> RECORDS SUPPLIED:

__________________________________________________

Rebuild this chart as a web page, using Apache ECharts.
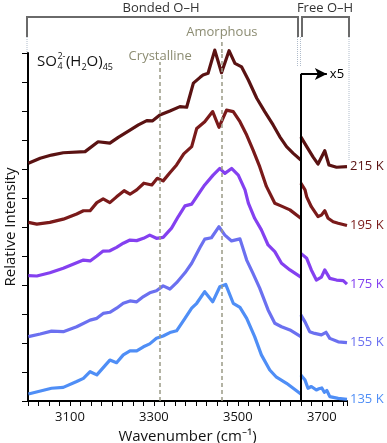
<!DOCTYPE html>
<html><head><meta charset="utf-8">
<script src="https://cdn.jsdelivr.net/npm/echarts@6/dist/echarts.min.js"></script>
<style>html,body{margin:0;padding:0;background:#fff}#c{width:387px;height:443px}</style>
</head><body><div id="c"></div>
<script>
// ---- data (wavenumber cm-1, relative intensity with offsets) ----
const bonded135 = [[3001,0.24],[3056,0.44],[3084,0.47],[3116,0.67],[3132,0.78],[3148,1.01],[3164,0.90],[3195,1.41],[3211,1.32],[3227,1.59],[3243,1.73],[3259,1.73],[3275,1.87],[3290,1.97],[3306,2.16],[3322,2.24],[3338,2.36],[3354,2.42],[3374,2.85],[3390,3.20],[3402,3.37],[3421,3.77],[3440,3.42],[3457,3.94],[3471,4.02],[3489,3.37],[3505,3.23],[3521,2.85],[3540,2.22],[3556,1.59],[3576,1.07],[3592,0.82],[3616,0.61],[3650,0.24]];
const free135 = [[3650,0.90],[3660,0.72],[3667,0.44],[3675,0.50],[3687,0.38],[3693,0.42],[3700,0.45],[3706,0.30],[3712,0.36],[3719,0.15],[3739,0.09],[3760,0.06]];
const bonded155 = [[3001,2.22],[3029,2.31],[3056,2.41],[3084,2.39],[3116,2.56],[3148,2.79],[3164,2.85],[3179,3.02],[3195,3.06],[3211,3.20],[3227,3.37],[3243,3.45],[3259,3.42],[3275,3.60],[3290,3.73],[3306,3.80],[3322,3.97],[3338,3.86],[3354,4.08],[3374,4.42],[3390,4.75],[3410,5.30],[3421,5.58],[3437,5.63],[3455,6.01],[3469,5.72],[3485,5.52],[3505,5.59],[3521,4.86],[3536,4.40],[3552,3.89],[3572,3.14],[3588,2.68],[3604,2.56],[3624,2.45],[3650,2.22]];
const free155 = [[3650,2.97],[3660,2.73],[3671,2.39],[3683,2.33],[3699,2.28],[3710,2.37],[3719,2.16],[3739,2.04],[3760,2.01]];
const bonded175 = [[3001,4.32],[3021,4.31],[3052,4.42],[3084,4.58],[3116,4.77],[3132,4.86],[3148,4.83],[3164,5.00],[3179,5.17],[3195,5.18],[3211,5.30],[3227,5.44],[3243,5.55],[3259,5.53],[3275,5.61],[3290,5.72],[3306,5.61],[3322,5.64],[3342,5.96],[3358,6.36],[3374,6.73],[3390,6.79],[3410,7.22],[3421,7.45],[3441,7.79],[3457,8.02],[3469,7.85],[3485,8.02],[3501,7.79],[3517,7.28],[3525,6.82],[3540,6.30],[3556,5.90],[3572,5.38],[3588,5.15],[3604,4.75],[3624,4.52],[3650,4.27]];
const free175 = [[3650,5.09],[3664,4.92],[3675,4.52],[3687,4.17],[3699,4.27],[3707,4.52],[3719,4.23],[3735,4.17],[3751,4.15],[3760,4.03]];
const bonded195 = [[3001,6.16],[3021,6.10],[3052,6.16],[3084,6.27],[3116,6.45],[3132,6.56],[3148,6.56],[3164,6.84],[3179,6.97],[3195,6.84],[3211,7.04],[3229,7.25],[3243,7.13],[3259,7.28],[3276,7.51],[3295,7.45],[3308,7.68],[3322,7.59],[3338,7.87],[3354,8.14],[3371,8.52],[3390,8.77],[3402,9.40],[3421,9.63],[3440,9.98],[3455,9.44],[3473,10.03],[3489,9.98],[3505,9.63],[3521,9.17],[3536,8.66],[3552,8.08],[3568,7.40],[3588,6.82],[3604,6.72],[3624,6.59],[3650,6.30]];
const free195 = [[3650,7.51],[3660,7.28],[3664,7.04],[3675,6.70],[3691,6.36],[3699,6.41],[3707,6.56],[3715,6.30],[3727,6.18],[3739,6.13],[3760,6.05]];
const bonded215 = [[3001,8.20],[3029,8.37],[3056,8.48],[3084,8.56],[3136,8.60],[3167,8.94],[3195,8.89],[3215,9.09],[3243,9.34],[3263,9.52],[3283,9.67],[3297,9.66],[3314,9.86],[3338,10.00],[3362,10.15],[3378,10.13],[3394,10.96],[3410,11.16],[3417,11.24],[3429,11.30],[3445,12.10],[3461,11.32],[3479,12.08],[3493,11.64],[3509,11.52],[3525,11.07],[3545,10.44],[3564,9.98],[3584,9.52],[3600,9.11],[3616,8.77],[3632,8.54],[3650,8.31]];
const free215 = [[3650,9.11],[3664,8.77],[3679,8.42],[3691,8.17],[3707,8.63],[3717,8.14],[3735,8.06],[3760,8.08]];
const temperatures = ['135 K','155 K','175 K','195 K','215 K'];
const xTickLabels = [3100,3300,3500,3700];
const crystallineWn = 3315;
const amorphousWn = 3462;
const breakWn = 3650;

const colors = ['#4f8ef6','#6b70f0','#8440f0','#7a1a1a','#5a1212'];
const bondedSets = [bonded135,bonded155,bonded175,bonded195,bonded215];
const freeSets = [free135,free155,free175,free195,free215];
const FONT = '"Open Sans", "Noto Sans", sans-serif';
const annoColor = '#8c8c72', annoLine = '#9a9a86';

const series = [];
bondedSets.forEach((d,i)=>{
  series.push({type:'line',data:d,showSymbol:false,clip:false,z:3,
    lineStyle:{color:colors[i],width:3.2,join:'round'},itemStyle:{color:colors[i]}});
  series.push({type:'line',data:freeSets[i],showSymbol:false,clip:false,z:3,
    lineStyle:{color:colors[i],width:3.2,join:'round'},itemStyle:{color:colors[i]},
    endLabel:{show:true,formatter:temperatures[i],color:colors[i],fontSize:13,distance:3,fontFamily:FONT}});
});
// annotations
series.push({type:'line',data:[],silent:true,z:2,clip:false,
  markLine:{symbol:'none',silent:true,animation:false,
    data:[
      [{coord:[crystallineWn,0],lineStyle:{color:annoLine,type:[4,3],width:1.5},
        label:{show:true,position:'end',formatter:'Crystalline',color:annoColor,fontSize:13,distance:-1,fontFamily:FONT}},
       {coord:[crystallineWn,11.69]}],
      [{coord:[amorphousWn,0],lineStyle:{color:annoLine,type:[4,3],width:1.5},label:{show:false}},
       {coord:[amorphousWn,12]}]
    ]}});
series.push({type:'line',data:[],silent:true,z:5,clip:false,
  markLine:{silent:true,animation:false,symbol:'none',
    data:[
      [{coord:[breakWn,0],lineStyle:{color:'#000',type:'solid',width:2},label:{show:false}},{coord:[breakWn,11.28]}],
      [{coord:[breakWn,11.28],symbol:'none',lineStyle:{color:'#000',type:'solid',width:2},
        label:{show:true,position:'end',formatter:'x5',color:'#000',fontSize:13,distance:3,fontFamily:FONT}},
       {coord:[3712,11.28],symbol:'arrow',symbolSize:[9,12]}]
    ]}});

// formula label layout: measure text widths
const ctx = document.createElement('canvas').getContext('2d');
function w(t,size){ctx.font=size+'px '+FONT;return ctx.measureText(t).width;}
const big=15, small=9, fx=37, fy=62;
let cx = fx;
const formula=[];
formula.push({type:'text',x:cx,y:fy,style:{text:'SO',fill:'#111',font:big+'px '+FONT,textVerticalAlign:'middle'}});
cx += w('SO',big)+0.5;
formula.push({type:'text',x:cx,y:fy-6,style:{text:'2-',fill:'#111',font:small+'px '+FONT,textVerticalAlign:'middle'}});
formula.push({type:'text',x:cx,y:fy+4,style:{text:'4',fill:'#111',font:small+'px '+FONT,textVerticalAlign:'middle'}});
cx += Math.max(w('2-',small),w('4',small))+0.5;
formula.push({type:'text',x:cx,y:fy,style:{text:'(H',fill:'#111',font:big+'px '+FONT,textVerticalAlign:'middle'}});
cx += w('(H',big);
formula.push({type:'text',x:cx,y:fy+5,style:{text:'2',fill:'#111',font:small+'px '+FONT,textVerticalAlign:'middle'}});
cx += w('2',small);
formula.push({type:'text',x:cx,y:fy,style:{text:'O)',fill:'#111',font:big+'px '+FONT,textVerticalAlign:'middle'}});
cx += w('O)',big);
formula.push({type:'text',x:cx,y:fy+5,style:{text:'45',fill:'#111',font:small+'px '+FONT,textVerticalAlign:'middle'}});

const chart = echarts.init(document.getElementById('c'),null,{renderer:'canvas'});
const baseGraphic = [
    {type:'polyline',shape:{points:[[27,37],[27,17],[298,17],[298,37]]},style:{stroke:'#6a6a6a',lineWidth:2,fill:null}},
    {type:'polyline',shape:{points:[[302,37],[302,17],[349,17],[349,37]]},style:{stroke:'#6a6a6a',lineWidth:2,fill:null}},
    {type:'line',shape:{x1:27,y1:37,x2:27,y2:52},style:{stroke:'#b0bccb',lineWidth:1,lineDash:[1,1]}},
    {type:'line',shape:{x1:297.5,y1:37,x2:297.5,y2:67},style:{stroke:'#b0bccb',lineWidth:1,lineDash:[1,1]}},
    {type:'line',shape:{x1:300.5,y1:37,x2:300.5,y2:67},style:{stroke:'#b0bccb',lineWidth:1,lineDash:[1,1]}},
    {type:'line',shape:{x1:349,y1:37,x2:349,y2:160},style:{stroke:'#b0bccb',lineWidth:1,lineDash:[1,1]}},
    {type:'text',x:161,y:8,style:{text:'Bonded O–H',fill:'#333',font:'13px '+FONT,textAlign:'center',textVerticalAlign:'middle'}},
    {type:'text',x:325,y:8,style:{text:'Free O–H',fill:'#333',font:'13px '+FONT,textAlign:'center',textVerticalAlign:'middle'}}
  ].concat(formula);
chart.setOption({
  animation:false,
  grid:{left:28,right:40,top:53,bottom:42,outerBoundsMode:'none',containLabel:false},
  xAxis:{type:'value',min:3000,max:3760,interval:25,
    name:'Wavenumber (cm⁻¹)',nameLocation:'middle',nameGap:27,
    nameTextStyle:{fontSize:15,color:'#111',fontFamily:FONT},
    axisLine:{lineStyle:{color:'#000',width:2}},
    axisTick:{length:5,lineStyle:{color:'#000',width:1}},
    splitLine:{show:false},
    axisLabel:{fontSize:13,color:'#111',margin:10,fontFamily:FONT,
      formatter:v=>xTickLabels.indexOf(v)>=0?String(v):''}},
  yAxis:{type:'value',min:0,max:12,interval:1,
    name:'Relative Intensity',nameLocation:'middle',nameGap:10,
    nameTextStyle:{fontSize:15,color:'#111',fontFamily:FONT},
    axisLine:{show:true,lineStyle:{color:'#000',width:2}},
    axisTick:{show:true,length:6,lineStyle:{color:'#000',width:1}},
    axisLabel:{show:false},splitLine:{show:false}},
  graphic:baseGraphic,
  series:series
});
// amorphous line extends above the plot top: place extension + label via the axis scale
const pTop = chart.convertToPixel({gridIndex:0},[amorphousWn,12]);
const pExt = chart.convertToPixel({gridIndex:0},[amorphousWn,12.38]);
chart.setOption({graphic:baseGraphic.concat([
  {type:'line',shape:{x1:pTop[0],y1:pTop[1],x2:pExt[0],y2:pExt[1]},style:{stroke:annoLine,lineWidth:1.5,lineDash:[4,3]},z:2},
  {type:'text',x:pExt[0],y:pExt[1]-3,style:{text:'Amorphous',fill:annoColor,font:'13px '+FONT,textAlign:'center',textVerticalAlign:'bottom'}}
])});
</script></body></html>
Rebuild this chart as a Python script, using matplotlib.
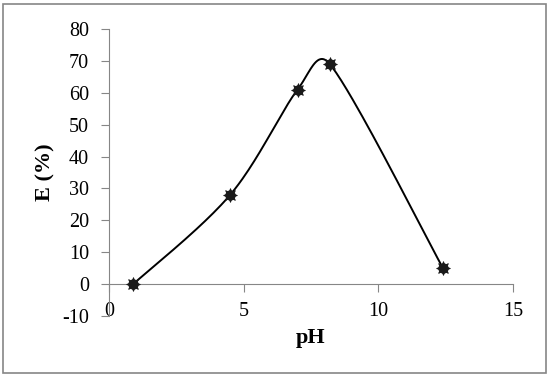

__________________________________________________

> PROBLEM DESCRIPTION: Copy all lines from the material that hold "using".

> EXERCISE SOLUTION:
Rebuild this chart as a web page, using Apache ECharts.
Rebuild this chart as a Python script, using matplotlib.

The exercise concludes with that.